We employ a Static Hypernetwork (microfuel.model.StaticHyperNet, Ha et al., 2016) to address this. Instead of sharing weights across all aircraft, the model learns a manifold of parameters. Let $e_{ac} \in \mathbb{R}^{d_{emb}}$ be the embedding for a specific aircraft type. A small MLP $\mathcal{H}$ generates the weights for the input projection layers of the main network:

\[ \begin{align*} \theta_\text{proj}^{\text(ac)} &= \mathcal{H}(e_\text{ac}) \\ h_t &= W_\text{proj}^{\text(ac)} x_t + b_\text{proj}^{\text{(ac)}} \end{align*} \]

Class Imbalance¤

The aircraft type distribution follows a power law, causing the model to be biased towards common aircraft types (e.g., A320, A20N) while performing poorly on rare types (e.g., MD11, A318).

We introduce an optional Class-Balanced (CB) loss (Cui et al., 2019), weighing the loss based on the "effective number of samples", which posits that the marginal benefit of new data diminishes as sample size increases due to information overlap.

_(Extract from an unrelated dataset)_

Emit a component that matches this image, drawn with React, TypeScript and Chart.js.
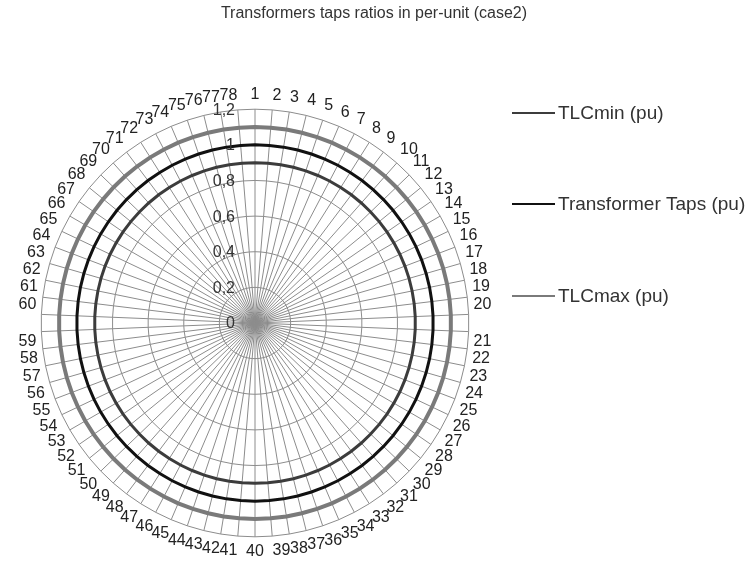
import React, { useEffect, useRef } from "react";
import { Chart, registerables } from "chart.js";

Chart.register(...registerables);

const TITLE = "Transformers taps ratios in per-unit (case2)";

const categories = [
  "1","2","3","4","5","6","7","8","9","10","11","12","13","14","15","16","17","18","19","20",
  "21","22","23","24","25","26","27","28","29","30","31","32","33","34","35","36","37","38","39","40",
  "41","42","43","44","45","46","47","48","49","50","51","52","53","54","55","56","57","58","59","60",
  "61","62","63","64","65","66","67","68","69","70","71","72","73","74","75","76","77","78",
];

const tlcMin = [
  0.9,0.9,0.9,0.9,0.9,0.9,0.9,0.9,0.9,0.9,0.9,0.9,0.9,0.9,0.9,0.9,0.9,0.9,0.9,0.9,
  0.9,0.9,0.9,0.9,0.9,0.9,0.9,0.9,0.9,0.9,0.9,0.9,0.9,0.9,0.9,0.9,0.9,0.9,0.9,0.9,
  0.9,0.9,0.9,0.9,0.9,0.9,0.9,0.9,0.9,0.9,0.9,0.9,0.9,0.9,0.9,0.9,0.9,0.9,0.9,0.9,
  0.9,0.9,0.9,0.9,0.9,0.9,0.9,0.9,0.9,0.9,0.9,0.9,0.9,0.9,0.9,0.9,0.9,0.9,
];

const transformerTaps = [
  1,1,1,1,1,1,1,1,1,1,1,1,1,1,1,1,1,1,1,1,
  1,1,1,1,1,1,1,1,1,1,1,1,1,1,1,1,1,1,1,1,
  1,1,1,1,1,1,1,1,1,1,1,1,1,1,1,1,1,1,1,1,
  1,1,1,1,1,1,1,1,1,1,1,1,1,1,1,1,1,1,
];

const tlcMax = [
  1.1,1.1,1.1,1.1,1.1,1.1,1.1,1.1,1.1,1.1,1.1,1.1,1.1,1.1,1.1,1.1,1.1,1.1,1.1,1.1,
  1.1,1.1,1.1,1.1,1.1,1.1,1.1,1.1,1.1,1.1,1.1,1.1,1.1,1.1,1.1,1.1,1.1,1.1,1.1,1.1,
  1.1,1.1,1.1,1.1,1.1,1.1,1.1,1.1,1.1,1.1,1.1,1.1,1.1,1.1,1.1,1.1,1.1,1.1,1.1,1.1,
  1.1,1.1,1.1,1.1,1.1,1.1,1.1,1.1,1.1,1.1,1.1,1.1,1.1,1.1,1.1,1.1,1.1,1.1,
];

const seriesNames = ["TLCmin (pu)", "Transformer Taps (pu)", "TLCmax (pu)"];
const seriesColors = ["#3c3c3c", "#111111", "#7a7a7a"];

const tickValues = [0, 0.2, 0.4, 0.6, 0.8, 1, 1.2];
const tickLabels = ["0", "0,2", "0,4", "0,6", "0,8", "1", "1,2"];

const FONT = "'Liberation Sans', Arial, sans-serif";

const overlayPlugin = {
  id: "overlay",
  afterDraw(chart: any) {
    const ctx = chart.ctx;
    const scale = chart.scales.r;
    ctx.save();
    // title
    ctx.fillStyle = "#333";
    ctx.font = `16px ${FONT}`;
    ctx.textAlign = "center";
    ctx.textBaseline = "middle";
    ctx.fillText(TITLE, 374, 14);

    // tick labels
    ctx.font = `16px ${FONT}`;
    ctx.textAlign = "right";
    ctx.fillStyle = "#333";
    tickValues.forEach((v, i) => {
      const d = scale.getDistanceFromCenterForValue(v);
      ctx.fillText(tickLabels[i], scale.xCenter - 20, scale.yCenter - d + 1);
    });

    // legend
    const legendY = [113, 204, 296];
    chart.data.datasets.forEach((ds: any, i: number) => {
      ctx.strokeStyle = ds.borderColor;
      ctx.lineWidth = 2;
      ctx.beginPath();
      ctx.moveTo(512, legendY[i]);
      ctx.lineTo(555, legendY[i]);
      ctx.stroke();
      ctx.fillStyle = "#333";
      ctx.font = `19px ${FONT}`;
      ctx.textAlign = "left";
      ctx.fillText(ds.label, 558, legendY[i] + 1);
    });
    ctx.restore();
  },
};

export default function App() {
  const ref = useRef<HTMLCanvasElement | null>(null);
  useEffect(() => {
    if (!ref.current) return;
    const chart = new Chart(ref.current, {
      type: "radar",
      data: {
        labels: categories,
        datasets: [tlcMin, transformerTaps, tlcMax].map((d, i) => ({
          label: seriesNames[i],
          data: d,
          borderColor: seriesColors[i],
          backgroundColor: "transparent",
          borderWidth: i === 2 ? 4 : 3,
          pointRadius: 0,
          fill: false,
        })),
      },
      options: {
        animation: false,
        responsive: false,
        maintainAspectRatio: false,
        layout: { padding: { left: 8, right: 250, top: 85, bottom: 5 } },
        plugins: {
          legend: { display: false },
          title: { display: false },
          tooltip: { enabled: false },
        },
        scales: {
          r: {
            min: 0,
            max: 1.2,
            beginAtZero: true,
            ticks: { stepSize: 0.2, display: false },
            grid: { circular: false, color: "#8c8c8c", lineWidth: 1 },
            angleLines: { display: true, color: "#8c8c8c", lineWidth: 1 },
            pointLabels: {
              display: true,
              padding: 5,
              color: "#222",
              font: { family: FONT, size: 16 },
            },
          },
        },
      },
      plugins: [overlayPlugin],
    });
    return () => chart.destroy();
  }, []);
  return (
    <div style={{ position: "fixed", left: 0, top: 0, width: 752, height: 567, background: "#fff" }}>
      <canvas ref={ref} width={752} height={567} style={{ width: 752, height: 567 }} />
    </div>
  );
}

The effective number of samples $E_n$ for a class with $n$ samples is defined as $E_n = (1 - \beta^n) / (1 - \beta)$, where $\beta \in [0, 1)$ is a hyperparameter. The CB loss weights the loss function $\mathcal{L}$ for a sample of class $y$ by the inverse of its effective frequency:

\[ \mathcal{L}_{\text{CB}}(\mathbf{p}, y) = \frac{1 - \beta}{1 - \beta^{n_y}} \mathcal{L}(\mathbf{p}, y) \]

This up-weights the loss for rare classes, encouraging the model to learn their physics effectively despite the data sparsity.